The latest example of his complete lack of common sense is with his handling of the whole Donald Rumsfeld situation. The moment he walked out for that press conference and started turning the discussion towards Rumsfeld I just knew this would be another of those moments.

First, he failed to realize that this was another example of why people shouldn’t listen to a word this man says. A week before he’d brazenly informed, in fact insisted, that Rumsfeld (and Dick Cheney) would be with him in their roles until the end of his term. This was a flat-out lie. He attempted to defend it by suggesting that he couldn’t say anything for two reasons. First, he hadn’t talked to his replacement yet and second, he didn’t want to give the Dems anything to help their cause so close to the election.

On the one hand we have the issue of the lie itself. It doesn’t matter how he justified it. In the end he believes that lies are fine as long as you have a “good reason” much the same way Rush Limbaugh admitted to being full of crap for his perceived good reason. This pretty much guarantees that the line about his having lacking intelligence before going into Iraq was a complete sham. He felt he had a good reason to go into Iraq and therefore it was perfectly okay to lie about it to get us to go along. Please explain how any right-thinking person isn’t supposed to connect those dots?

The fact that none of his reasons makes any common sense is the point I was getting at. While the lie is bad enough on its own, it’s the lack of common sense that shines through yet again. So what if Bush hadn’t talked to Rumsfeld’s successor yet. That doesn’t mean it made sense to go out and lie, aggressively, to the world about your thinking. Bush knew he wasn’t sticking around so it made no sense to go out and declare his support. He had to know, one hopes, that this would come up later after a move was made.

Second, and most telling, is Bush’s complete lack of understanding of the impact of the timing of this resignation.

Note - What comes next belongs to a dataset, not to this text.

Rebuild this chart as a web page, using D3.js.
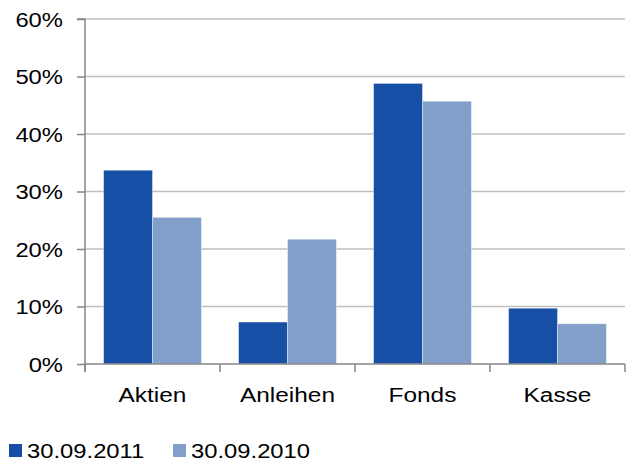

Bush had three options with respect to parting ways with Rumsfeld:

1. Let him go before the elections.
2. Let him go just after the elections as he did.
3. Let him go well after the elections.

Of the three options, the one he chose was clearly the least beneficial to his own cause. By letting him go immediately after the landslide victory by the Democrats there’s absolutely no way to avoid having it appear as if you did this because of the loss, especially when you admitted you lied just the week before about the situation.

Had he let Rumsfeld go before the elections I have absolutely no doubt (as do several ousted Congress members) that the Republicans would have at least held control of the Senate. So many of the races were decided by razor-thin margins. For many, Bush’s seemingly blind support for Rumsfeld came off as intransigence. The public was just worn-out with his inflexibility on everything and this statement was just another fine example of it, or so it seemed. Thus, a number of Republicans went to the polls believing one thing when, actually, their leader was about to be more responsive. Surely a number of those voters would have seen that as a positive step and would have voted to give him a sign of support, at least enough of him to sway any one of the close elections.

Had Bush decided to wait and let Rumsfeld go in another month he could have easily had it spun that the move was necessary, in the light of the elections, to garner future support from the Democrats. He could have looked to fight the good fight only to give in later in the face of overwhelming opposition. His party would have respected that.

Instead, lacking common sense, President Bush once again chose the worst possible option. It helped absolutely no one from his side of the aisle and only served to set many of the remaining supporters against him. That goes a long way towards explaining why his polling is now down to 33% approval. One has to wonder about that 33% but heck, in every poll there’s also that one surprising minority that just defies any explanation. They too lack common sense so it’s actually pretty fitting that the two come together for this issue.